We created a kNN classification , You can read source code in knn.py
module.
The key is about finding best neighbors.
for x in range(len(self._samples)):
dist = self.euclidean_distance(target, self._samples[x], length)
if dist < self.thresh:
distances.append((self._samples[x], dist, self._labels[x]))
From official dlib example , If Euclidean distance of two vectors is less than 0.6 , they are from same face.
In general, if two face descriptor vectors have a Euclidean distance between them less than 0.6 then they are from the same person, otherwise they are from different people. Here we just print the vector to the screen.

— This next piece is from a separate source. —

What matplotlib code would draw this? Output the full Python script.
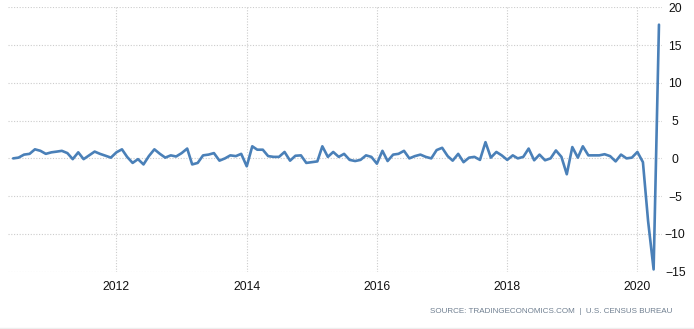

Thresh value in Classifier python class is maximum value of Euclidean distance between samples.
Labels , samples and distances will extended to same list , then the list will sort with distance key. Now we can predict label of input sample using there k nearest neighbors.
I used a limit for classification. It will limit samples of each labels that will help to prevent overlapping.